La copertina del libro e il piatto iconico dell'Emilia
La biografia di Napoleoni Neri, autore di Tortellinata
Prima di sfogliare la pioggia di tortellini che atterrano sulle Due Torri (come ci mostra l’originale grafica di copertina) qualche parola sul suo autore. Bolognese, classe 1948, fortemente radicato nella cultura contadina emiliana e profondo conoscitore della cultura gastronomica bolognese Napoleone Neri nella vita ha indossato i panni di manager di cooperative e filiere agroalimentari, industriale cioccolatiere (La linea di tavolette “Cuore Nero” vi ricordano qualcosa?) con intermezzi editoriali rappresentati da “Come il cioccolato sui maccheroni” (Mondadori, 2006); “Il cuore del cacao. 500 anni di storia del cioccolato” (Pendragon, 2022) e il compendio di storia culinaria felsinea “A tavola con il dottor Balanzone” (Pendragon, 2018) che ha fatto da apripista alla candidatura Unesco della cultura gastronomica bolognese.

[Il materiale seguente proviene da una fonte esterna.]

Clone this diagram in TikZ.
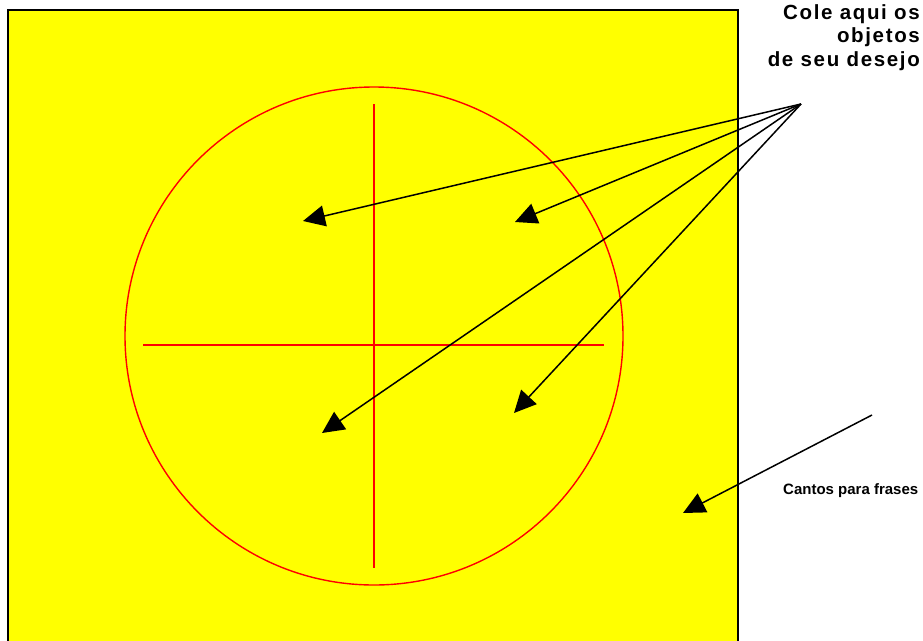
\documentclass[tikz,border=0pt]{standalone}
\usepackage{fontspec}
\setmainfont{Liberation Sans}
\usetikzlibrary{arrows.meta}
\definecolor{boardyellow}{RGB}{255,255,0}
\definecolor{ringred}{RGB}{255,0,0}
\tikzset{
  board/.style={fill=boardyellow},
  edge/.style={draw=black,line width=2pt},
  ring/.style={draw=ringred,line width=1.4pt},
  arr/.style={-{Triangle[length=22pt,width=21pt]},line width=1.5pt},
  lbl/.style={inner sep=0pt,font=\bfseries}
}

\begin{document}
\begin{tikzpicture}[x=1pt,y=-1pt]
\useasboundingbox (0,0) rectangle (923,640);
\fill[board] (8,10) rectangle (738,643);
\draw[edge] (8,643) -- (8,10) -- (738,10) -- (738,643);
\coordinate (c) at (374,336);
\draw[ring] (c) circle [radius=249pt];
\draw[ring] (374,104) -- (374,568);
\draw[ring] (143,345) -- (604,345);
\node[lbl,anchor=north east,align=right,font=\bfseries\fontsize{20.5}{23.5}\selectfont\addfontfeatures{LetterSpace=8}] (cole) at (920,4) {Cole aqui os\\objetos\hspace*{12pt}\\de seu desejo};
\node[lbl,anchor=base west,font=\bfseries\fontsize{15}{18}\selectfont] (cantos) at (783,494) {Cantos para frases};
\coordinate (hub) at (801,104);
\coordinate (p1) at (303,221);
\coordinate (p2) at (515,222);
\coordinate (p3) at (322,433);
\coordinate (p4) at (514,413);
\coordinate (tail) at (872,415);
\coordinate (p5) at (683,513);
\foreach \p in {p1,p2,p3,p4} \draw[arr] (hub) -- (\p);
\draw[arr] (tail) -- (p5);
\end{tikzpicture}
\end{document}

Una piccola infarinatura sul libro Tortellinata
Senza spifferare troppo ma solo per incuriosirvi provo a riassumere qualche sfizioso particolare del lungo percorso illustrato (con foto, disegni d’epoca e ricette “rievocate” dall’estro ai fornelli di Vottero) dal gastro-condottiero Napoleone. Si parte dai “torteleti” serviti nel 1095 ai 3000 bolognesi che partirono per difendere la Terra Santa nel corso della Prima Crociata a quelli interpretati da Bartolomeo Scappi, sommo cuoco di Paolo III e Pio V oltre che autore di uno dei più corposi trattati di cucina rinascimentale. Scorrendo le pagine si scopre che nel Cinquecento i bottegai bolognesi vendevano i tortellini a numero e non a peso oppure che sul finire dell’Ottocento i gustosi ombelichi venivano esportati in tutto il mondo, udite udite, anche in confezione barattolo dalla fabbrica bolognese di Enrico Zambelli e Paolo Atti. Quest’ultimo fondatore della dinastia di fornai-pastai che a distanza di quasi un secolo e mezzo prosegue, nei suoi due storici negozi di via Drapperie e via Clavature, nello sfornare tortellini e leccornie felsinee per gli autoctoni e gli entusiasti turisti che quotidianamente li affollano.
Fra le evoluzioni delle forme, del ripieno (dalle versioni quattrocentesche con lonza, formaggio, datteri, uva passa ma anche con fiori secchi di cannabis sativa, pancetta, formaggio, pepe e noce moscata fino alle rinascimentali versioni dello Scappi, del Tanara, dello Stefani per arrivare a quella attuale codificata e depositata presso la Camera di Commercio di Bologna) e delle preparazioni (pasticcio, zuppa, tortellini in gratin, scrigno di Venere con pasta frolla semidolce), ci si accorge di quanto l’odierna diatriba fra tortellini in brodo o alla panna sia storicamente riduttiva. Un libro tutto da gustare magari sfatando qualche falsa leggenda ed acquisendo una proiezione secolare di quanto il tortellino rappresenti, con ragionevole certezza, il concetto gastronomico identitario della “bolognesità” a tavola.